### What is being asked:
Copy nothing but the stretch that opens with the line containing "Give me the TikZ source for this diagram." and closes with the line containing "(tuotelabel) at (211,559.5)". Keep pictures out.

##### Entries provided #####

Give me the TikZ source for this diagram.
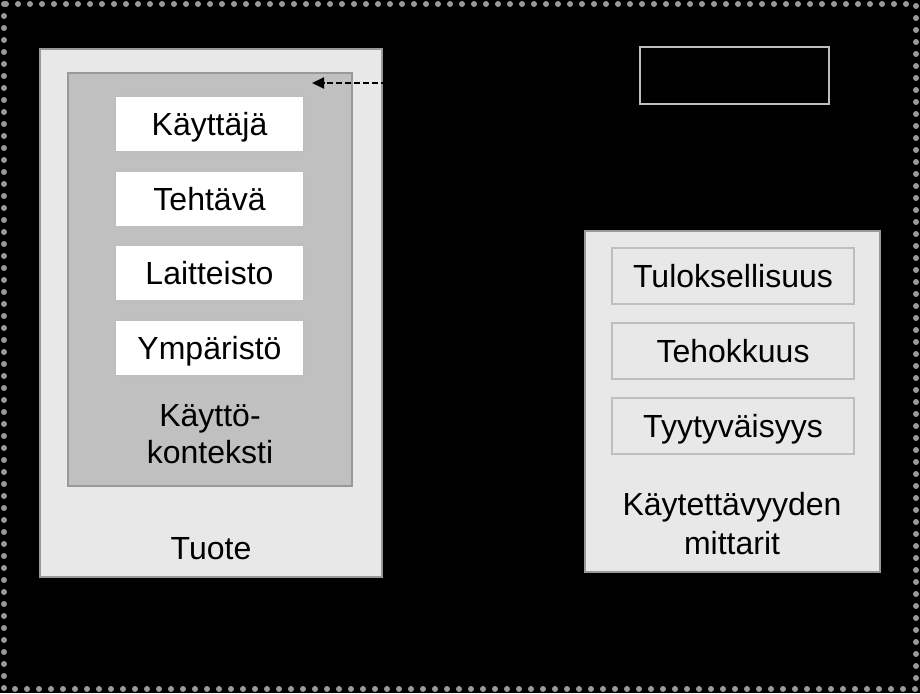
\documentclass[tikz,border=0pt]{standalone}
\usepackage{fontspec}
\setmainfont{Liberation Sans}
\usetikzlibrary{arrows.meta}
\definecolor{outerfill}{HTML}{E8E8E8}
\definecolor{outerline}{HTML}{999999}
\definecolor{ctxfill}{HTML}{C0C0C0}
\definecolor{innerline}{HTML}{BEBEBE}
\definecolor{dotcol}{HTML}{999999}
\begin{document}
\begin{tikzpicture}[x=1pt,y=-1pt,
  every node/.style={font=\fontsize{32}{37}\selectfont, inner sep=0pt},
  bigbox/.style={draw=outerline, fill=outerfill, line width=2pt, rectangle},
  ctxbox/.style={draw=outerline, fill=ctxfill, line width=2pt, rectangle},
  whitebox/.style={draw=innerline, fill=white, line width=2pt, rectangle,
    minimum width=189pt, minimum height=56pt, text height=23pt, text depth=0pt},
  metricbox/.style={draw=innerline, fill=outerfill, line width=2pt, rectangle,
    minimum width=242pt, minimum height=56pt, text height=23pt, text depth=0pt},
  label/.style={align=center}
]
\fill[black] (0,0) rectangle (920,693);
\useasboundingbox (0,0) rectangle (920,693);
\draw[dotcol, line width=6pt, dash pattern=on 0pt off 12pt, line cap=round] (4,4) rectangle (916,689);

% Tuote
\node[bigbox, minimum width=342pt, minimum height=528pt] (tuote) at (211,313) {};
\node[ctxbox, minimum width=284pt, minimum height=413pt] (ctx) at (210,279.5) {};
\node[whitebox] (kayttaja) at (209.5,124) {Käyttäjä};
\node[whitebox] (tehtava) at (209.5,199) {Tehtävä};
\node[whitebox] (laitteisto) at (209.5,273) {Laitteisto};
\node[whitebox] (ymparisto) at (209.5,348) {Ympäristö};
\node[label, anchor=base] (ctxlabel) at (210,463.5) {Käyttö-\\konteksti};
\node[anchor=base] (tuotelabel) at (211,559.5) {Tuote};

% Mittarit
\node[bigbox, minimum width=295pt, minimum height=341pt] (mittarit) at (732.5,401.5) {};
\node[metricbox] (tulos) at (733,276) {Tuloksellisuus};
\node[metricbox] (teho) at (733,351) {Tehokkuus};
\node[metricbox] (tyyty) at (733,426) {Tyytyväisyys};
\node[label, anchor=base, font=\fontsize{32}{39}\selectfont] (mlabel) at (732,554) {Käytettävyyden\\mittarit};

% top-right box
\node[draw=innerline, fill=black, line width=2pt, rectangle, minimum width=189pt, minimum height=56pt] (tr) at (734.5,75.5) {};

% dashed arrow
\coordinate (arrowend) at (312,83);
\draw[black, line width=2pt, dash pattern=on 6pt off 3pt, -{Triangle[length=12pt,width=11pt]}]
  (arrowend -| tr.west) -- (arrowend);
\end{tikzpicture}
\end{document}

#####
##### Entries provided #####

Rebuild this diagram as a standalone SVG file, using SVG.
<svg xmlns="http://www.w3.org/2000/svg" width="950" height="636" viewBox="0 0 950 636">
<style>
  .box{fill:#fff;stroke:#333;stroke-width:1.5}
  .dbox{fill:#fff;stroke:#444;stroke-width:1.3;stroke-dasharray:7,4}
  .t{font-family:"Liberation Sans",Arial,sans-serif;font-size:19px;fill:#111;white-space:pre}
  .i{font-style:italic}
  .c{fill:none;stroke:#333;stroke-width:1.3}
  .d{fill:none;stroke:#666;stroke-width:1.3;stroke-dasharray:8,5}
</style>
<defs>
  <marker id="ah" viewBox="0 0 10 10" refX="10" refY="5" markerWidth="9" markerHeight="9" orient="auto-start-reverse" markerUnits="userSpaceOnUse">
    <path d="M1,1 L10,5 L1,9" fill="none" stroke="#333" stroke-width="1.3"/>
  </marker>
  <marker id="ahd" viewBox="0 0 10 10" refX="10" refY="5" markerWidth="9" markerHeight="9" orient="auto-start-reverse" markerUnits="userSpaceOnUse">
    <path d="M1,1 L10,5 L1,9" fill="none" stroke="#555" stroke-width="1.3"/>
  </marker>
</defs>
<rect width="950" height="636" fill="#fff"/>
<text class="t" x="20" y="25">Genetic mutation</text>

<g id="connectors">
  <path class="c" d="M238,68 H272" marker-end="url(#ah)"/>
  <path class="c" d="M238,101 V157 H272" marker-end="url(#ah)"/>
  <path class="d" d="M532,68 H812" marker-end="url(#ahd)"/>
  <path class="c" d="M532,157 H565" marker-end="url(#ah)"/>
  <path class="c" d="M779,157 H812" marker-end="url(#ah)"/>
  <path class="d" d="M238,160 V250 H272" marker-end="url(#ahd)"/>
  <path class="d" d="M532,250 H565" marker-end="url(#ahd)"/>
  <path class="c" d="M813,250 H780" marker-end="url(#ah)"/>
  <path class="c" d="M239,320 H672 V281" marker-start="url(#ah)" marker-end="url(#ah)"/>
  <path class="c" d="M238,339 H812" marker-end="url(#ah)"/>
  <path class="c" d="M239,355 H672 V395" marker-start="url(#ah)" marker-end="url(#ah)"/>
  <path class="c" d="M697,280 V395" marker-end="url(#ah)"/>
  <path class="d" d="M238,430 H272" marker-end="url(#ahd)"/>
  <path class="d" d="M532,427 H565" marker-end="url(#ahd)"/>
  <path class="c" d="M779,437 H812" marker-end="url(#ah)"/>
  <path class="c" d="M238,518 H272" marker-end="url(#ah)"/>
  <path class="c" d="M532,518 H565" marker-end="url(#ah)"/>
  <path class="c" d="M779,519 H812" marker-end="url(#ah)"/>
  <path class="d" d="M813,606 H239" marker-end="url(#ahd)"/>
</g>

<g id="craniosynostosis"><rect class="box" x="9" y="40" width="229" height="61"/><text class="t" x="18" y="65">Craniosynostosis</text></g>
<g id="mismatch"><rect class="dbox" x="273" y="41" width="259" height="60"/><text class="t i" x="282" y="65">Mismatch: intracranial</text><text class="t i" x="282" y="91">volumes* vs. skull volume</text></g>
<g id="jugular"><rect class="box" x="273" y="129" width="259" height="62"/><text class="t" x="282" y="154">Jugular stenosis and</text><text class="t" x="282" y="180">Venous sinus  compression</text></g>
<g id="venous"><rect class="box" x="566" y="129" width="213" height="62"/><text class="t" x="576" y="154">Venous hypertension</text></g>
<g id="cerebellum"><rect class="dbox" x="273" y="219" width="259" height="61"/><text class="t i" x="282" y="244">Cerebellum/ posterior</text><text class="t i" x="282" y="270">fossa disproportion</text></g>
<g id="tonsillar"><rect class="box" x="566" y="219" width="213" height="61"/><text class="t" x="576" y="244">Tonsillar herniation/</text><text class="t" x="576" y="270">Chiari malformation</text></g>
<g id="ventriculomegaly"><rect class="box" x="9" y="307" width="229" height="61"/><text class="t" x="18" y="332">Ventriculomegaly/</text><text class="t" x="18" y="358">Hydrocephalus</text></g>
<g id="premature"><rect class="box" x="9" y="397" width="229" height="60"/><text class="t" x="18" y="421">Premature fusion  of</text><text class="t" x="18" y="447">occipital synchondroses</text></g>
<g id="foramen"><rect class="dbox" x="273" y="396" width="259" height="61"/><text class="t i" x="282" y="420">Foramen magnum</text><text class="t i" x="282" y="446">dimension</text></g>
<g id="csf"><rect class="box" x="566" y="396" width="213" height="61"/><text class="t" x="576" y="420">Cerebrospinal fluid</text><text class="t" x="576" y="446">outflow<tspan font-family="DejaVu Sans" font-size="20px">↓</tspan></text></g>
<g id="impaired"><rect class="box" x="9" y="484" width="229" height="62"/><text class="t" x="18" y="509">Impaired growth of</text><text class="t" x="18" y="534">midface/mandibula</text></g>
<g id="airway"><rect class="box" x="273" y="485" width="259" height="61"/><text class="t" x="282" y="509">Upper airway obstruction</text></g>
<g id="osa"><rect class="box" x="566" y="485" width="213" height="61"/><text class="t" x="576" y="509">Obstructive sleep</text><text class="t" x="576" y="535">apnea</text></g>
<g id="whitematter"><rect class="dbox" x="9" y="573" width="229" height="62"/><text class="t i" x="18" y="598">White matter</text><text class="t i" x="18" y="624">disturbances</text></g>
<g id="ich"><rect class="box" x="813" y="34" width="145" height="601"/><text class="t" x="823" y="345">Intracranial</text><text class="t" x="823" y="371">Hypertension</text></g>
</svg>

#####

### Response:
Give me the TikZ source for this diagram.
\documentclass[tikz,border=0pt]{standalone}
\usepackage{fontspec}
\setmainfont{Liberation Sans}
\usetikzlibrary{arrows.meta}
\definecolor{outerfill}{HTML}{E8E8E8}
\definecolor{outerline}{HTML}{999999}
\definecolor{ctxfill}{HTML}{C0C0C0}
\definecolor{innerline}{HTML}{BEBEBE}
\definecolor{dotcol}{HTML}{999999}
\begin{document}
\begin{tikzpicture}[x=1pt,y=-1pt,
  every node/.style={font=\fontsize{32}{37}\selectfont, inner sep=0pt},
  bigbox/.style={draw=outerline, fill=outerfill, line width=2pt, rectangle},
  ctxbox/.style={draw=outerline, fill=ctxfill, line width=2pt, rectangle},
  whitebox/.style={draw=innerline, fill=white, line width=2pt, rectangle,
    minimum width=189pt, minimum height=56pt, text height=23pt, text depth=0pt},
  metricbox/.style={draw=innerline, fill=outerfill, line width=2pt, rectangle,
    minimum width=242pt, minimum height=56pt, text height=23pt, text depth=0pt},
  label/.style={align=center}
]
\fill[black] (0,0) rectangle (920,693);
\useasboundingbox (0,0) rectangle (920,693);
\draw[dotcol, line width=6pt, dash pattern=on 0pt off 12pt, line cap=round] (4,4) rectangle (916,689);

% Tuote
\node[bigbox, minimum width=342pt, minimum height=528pt] (tuote) at (211,313) {};
\node[ctxbox, minimum width=284pt, minimum height=413pt] (ctx) at (210,279.5) {};
\node[whitebox] (kayttaja) at (209.5,124) {Käyttäjä};
\node[whitebox] (tehtava) at (209.5,199) {Tehtävä};
\node[whitebox] (laitteisto) at (209.5,273) {Laitteisto};
\node[whitebox] (ymparisto) at (209.5,348) {Ympäristö};
\node[label, anchor=base] (ctxlabel) at (210,463.5) {Käyttö-\\konteksti};
\node[anchor=base] (tuotelabel) at (211,559.5) {Tuote};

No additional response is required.